Pelaksana tugas (Plt) Sekretaris Ditjen Diktiristek, Tjitjik Srie Tjahjandarie mengatakan bahwa Bantuan Operasional Perguruan Tinggi Negeri (BOPTN) saat ini belum bisa menutup semua kebutuhan operasional.
Dia menjelaskan bahwa pada dasarnya pendidikan tinggi merupakan pendidikan tersier, tidak masuk ke dalam program wajib belajar selama 12 tahun.
"Kita bisa lihat bahwa pendidikan tinggi ini adalah tertiary education, jadi bukan wajib belajar. Artinya tidak seluruhnya lulusan SLTA, SMK itu wajib masuk perguruan tinggi. Ini bersifat pilihan," katanya, saat memberikan keterangan, dikutip Senin (20/5/2024).
Lebih lanjut, dia menjelaskan bahwa pemerintah saat ini fokus untuk pendanaan pendidikan wajib 12 tahun, dan perguruan tinggi tidak masuk ke dalam prioritas.
Baca Juga
"Apa konsekuensi karena ini adalah tertiary education? Pendanaan pemerintah untuk pendidikan difokuskan dan diprioritaskan untuk pembiayaan wajib belajar," ujarnya.
Meski begitu, Tjitjik menjelaskan bahwa penyelenggaraan pendidikan tinggi harus dapat diakses oleh berbagai lapisan masyarakat.
Adapun menurutnya, pemerintah telah mewajibkan ada dua kelompok UKT yaitu UKT 1 dengan besaran Rp500.000 dan UKT 2 dengan besaran Rp1.000.000.
Dia menjelaskan bahwa proporsi UKT 1 dan UKT 2 sebesar minimum 20%. Hal ini untuk menjamin masyarakat yang tidak mampu, namun memiliki kemampuan akademik tinggi sehingga dapat mengakses pendidikan tinggi (tertiary education) yang berkualitas.
“Dalam penetapan UKT, wajib ada kelompok UKT 1 dan UKT 2 dengan proporsi minimum 20%. Ini untuk menjamin akses pendidikan tinggi berkualitas bagi masyarakat yang kurang mampu,” ujarnya.
Lebih lanjut, dia menjelaskan bahwa perguruan tinggi memiliki kewenangan otonom untuk menetapkan UKT kelompok 3 dan seterusnya.
Namun, Tjitjik mengingatkan bahwa penetapan besaran UKT tetap ada batasannya yaitu untuk UKT kelompok paling tinggi maksimal sama dengan besaran Biaya Kuliah Tunggal (BKT).

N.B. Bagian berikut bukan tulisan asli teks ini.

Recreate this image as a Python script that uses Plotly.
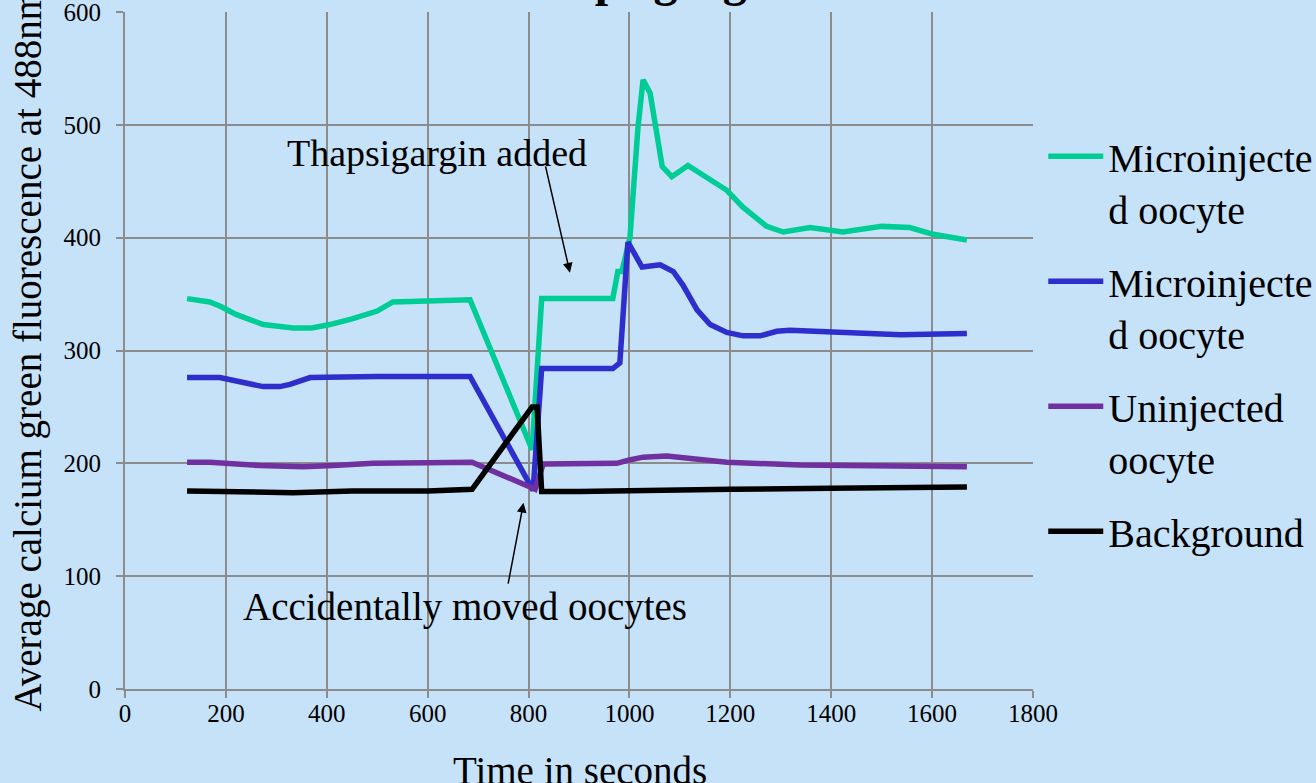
import plotly.graph_objects as go

# ---- data ----
green_t = [123, 168, 190, 220, 274, 333, 370, 406, 450, 500, 531, 600, 684, 807, 826, 880, 967, 977, 985,
           1001, 1017, 1027, 1041, 1065, 1084, 1116, 1166, 1193, 1225, 1272, 1305, 1358, 1423, 1500, 1556, 1602, 1669]
green_v = [346, 343, 339, 332, 323, 320, 320, 323, 328, 335, 343, 344, 345, 212, 346, 346, 346, 370, 370,
           400, 498, 540, 528, 463, 454, 464, 450, 442, 427, 410, 405, 409, 405, 410, 409, 403, 398]

blue_t = [123, 188, 274, 307, 327, 367, 500, 684, 809, 826, 900, 967, 981, 997, 1025, 1061, 1087, 1106,
          1134, 1160, 1193, 1225, 1259, 1292, 1318, 1404, 1537, 1669]
blue_v = [276, 276, 268, 268, 270, 276, 277, 277, 176, 284, 284, 284, 289, 396, 374, 376, 370, 358,
          336, 323, 316, 313, 313, 317, 318, 316, 314, 315]

purple_t = [123, 168, 268, 353, 413, 492, 600, 688, 803, 813, 829, 900, 975, 1000, 1027, 1074, 1130, 1193, 1338, 1500, 1669]
purple_v = [201, 201, 198, 197, 198, 200, 200.5, 201, 179, 177, 199.5, 199.5, 200, 203, 205.5, 206.5, 204, 201, 198.5, 197.5, 197]

black_t = [123, 200, 333, 450, 600, 688, 807, 817, 826, 900, 1000, 1200, 1400, 1669]
black_v = [175.5, 175, 174, 175.5, 175.5, 177, 250, 250, 175, 175, 176, 177, 178, 179]

series_names = ["Microinjecte<br>d oocyte", "Microinjecte<br>d oocyte", "Uninjected<br>oocyte", "Background"]
series_colors = ["#00CC96", "#2E2ECC", "#7030A0", "#000000"]

x_ticks = [0, 200, 400, 600, 800, 1000, 1200, 1400, 1600, 1800]
y_ticks = [0, 100, 200, 300, 400, 500, 600]

FONT = "Liberation Serif"
BG = "#C6E2F9"
GRID = "#8C8C8C"

fig = go.Figure()
for i, (t, v) in enumerate([(green_t, green_v), (blue_t, blue_v), (purple_t, purple_v), (black_t, black_v)]):
    fig.add_trace(go.Scatter(x=t, y=v, mode="lines", name=series_names[i],
                             legendgroup=f"g{i}",
                             line=dict(color=series_colors[i], width=5.5)))

fig.update_layout(
    width=1316, height=783,
    margin=dict(l=125, r=283, t=12, b=94, autoexpand=False),
    paper_bgcolor=BG, plot_bgcolor=BG,
    font=dict(family=FONT, color="black"),
    showlegend=True,
    legend=dict(x=1.0113, y=0.835, xanchor="left", yanchor="top",
                font=dict(family=FONT, size=40, color="black"),
                bgcolor="rgba(0,0,0,0)", valign="top",
                traceorder="grouped", tracegroupgap=18, itemwidth=55),
)
fig.update_xaxes(range=[0, 1800], tickvals=x_ticks, ticktext=[str(v) for v in x_ticks],
                 showgrid=True, gridcolor=GRID, gridwidth=2,
                 showline=True, linecolor=GRID, linewidth=2,
                 ticks="outside", ticklen=7, tickcolor=GRID, tickwidth=2,
                 tickfont=dict(family=FONT, size=25, color="black"),
                 zeroline=False, ticklabelstandoff=-6, ticklabeloverflow="allow", automargin=False)
fig.update_yaxes(range=[0, 600], tickvals=y_ticks, ticktext=[str(v) for v in y_ticks],
                 showgrid=True, gridcolor=GRID, gridwidth=2,
                 showline=True, linecolor=GRID, linewidth=2,
                 ticks="outside", ticklen=7, tickcolor=GRID, tickwidth=2,
                 tickfont=dict(family=FONT, size=25, color="black"),
                 zeroline=False, ticklabelstandoff=10, ticklabeloverflow="allow", automargin=False)

# titles
fig.add_annotation(text="<b>Thapsigargin</b>", xref="paper", yref="paper",
                   x=0.578, y=1 + 4 / 677, xanchor="center", yanchor="bottom", showarrow=False,
                   font=dict(family=FONT, size=48, color="black"))
fig.add_annotation(text="Time in seconds", xref="paper", yref="paper",
                   x=0.501, y=-81 / 677, xanchor="center", yanchor="middle", showarrow=False,
                   font=dict(family=FONT, size=39, color="black"))
fig.add_annotation(text="Average calcium green fluorescence at 488nm", xref="paper", yref="paper",
                   x=(27 - 125) / 908, y=0.5, xanchor="center", yanchor="middle", showarrow=False,
                   textangle=-90, font=dict(family=FONT, size=39, color="black"))

# callouts
fig.add_annotation(text="Thapsigargin added", x=619, y=475, xref="x", yref="y", showarrow=False,
                   font=dict(family=FONT, size=38, color="black"))
fig.add_annotation(text="", x=882, y=369, ax=833, ay=464.5, xref="x", yref="y", axref="x", ayref="y",
                   showarrow=True, arrowhead=2, arrowsize=1.3, arrowwidth=1.5, arrowcolor="black")
fig.add_annotation(text="Accidentally moved oocytes", x=674, y=73, xref="x", yref="y", showarrow=False,
                   font=dict(family=FONT, size=39, color="black"))
fig.add_annotation(text="", x=790, y=165, ax=759, ay=92, xref="x", yref="y", axref="x", ayref="y",
                   showarrow=True, arrowhead=2, arrowsize=1.3, arrowwidth=1.5, arrowcolor="black")

fig.write_html("out.html", config={"displayModeBar": False},
               post_script="document.body.style.margin='0';document.body.style.overflow='hidden';")
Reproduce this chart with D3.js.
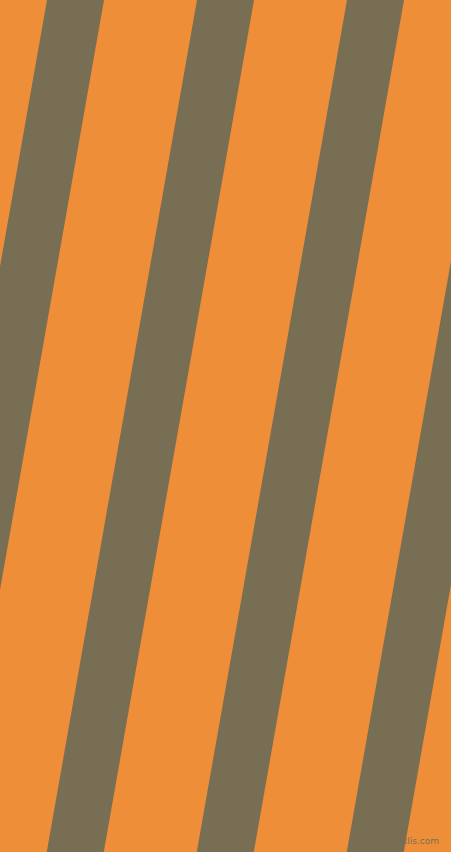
<!DOCTYPE html>
<html>
<head>
<meta charset="utf-8">
<script src="https://cdn.jsdelivr.net/npm/d3@7"></script>
<style>
  html, body { margin: 0; padding: 0; background: #ef8e38; }
  svg { display: block; }
</style>
</head>
<body>
<div id="chart"></div>
<script>
// Stripe data
var stripeIds = [-1, 0, 1, 2, 3, 4];
var stripeColors = ["#776e53"];
var bgColor = "#ef8e38";
var credit = "www.pixlis.com";

var width = 451;
var height = 852;

// Stripe angle: 80 degrees, so they lean 10 degrees off vertical
var lean = Math.tan(10 * Math.PI / 180);

// Top edge position for each stripe
var xScale = d3.scaleLinear()
    .domain([0, 1])
    .range([47, 197]);
var yScale = d3.scaleLinear()
    .domain([0, 1])
    .range([0, height]);

var bandWidth = xScale(1) - xScale(0);
var stripeWidth = bandWidth * 0.38;

var svg = d3.select("#chart")
    .append("svg")
    .attr("width", width)
    .attr("height", height);

svg.append("rect")
    .attr("width", width)
    .attr("height", height)
    .attr("fill", bgColor);

// Build each stripe as a parallelogram
function stripePoints(id) {
    var x0 = xScale(id);
    var shift = yScale(1) * lean;
    return [
        [x0, yScale(0)],
        [x0 + stripeWidth, yScale(0)],
        [x0 + stripeWidth - shift, yScale(1)],
        [x0 - shift, yScale(1)]
    ];
}

var line = d3.line();

svg.selectAll("path.stripe")
    .data(stripeIds)
    .enter()
    .append("path")
    .attr("class", "stripe")
    .attr("fill", stripeColors[0])
    .attr("d", d => line(stripePoints(d)) + "Z");

// Little credit text in the corner
svg.append("text")
    .attr("x", width - 12)
    .attr("y", height - 8)
    .attr("text-anchor", "end")
    .attr("font-family", "DejaVu Sans")
    .attr("font-size", 9)
    .attr("fill", "#776e53")
    .text(credit);
</script>
</body>
</html>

Undang-Undang Nomor 12 Tahun 2012 tentang pendidikan Tinggi mengamanatkan bahwa pemerintah perlu menetapkan Standar Satuan Biaya Operasional Pendidikan Tinggi (SSBOPT).
SSBOPT merupakan acuan biaya penyelenggaraan pendidikan tinggi yang secara periodik diriviu dengan mempertimbangkan capaian Standar Nasional Pendidikan Tinggi, jenis program studi, dan indeks kemahalan wilayah.
Dia menjelaskan bahwa SSBOPT menjadi dasar pengalokasian Bantuan Operasional Perguruan Tinggi Negeri (BOPTN) dan penetapan BKT. BKT merupakan dasar penetapan UKT untuk setiap program studi diploma dan sarjana.
Tjitjik menjelaskan, saat ini intervensi pemerintah melalui BOPTN baru bisa menutup sekitar 30% biaya penyelenggaraan pendidikan tinggi.
Seperti diketahui, beberapa perguruan tinggi di Indonesia mengalami kenaikan UKT secara signifikan. Para mahasiswa melakukan protes, dan menentang hal tersebut.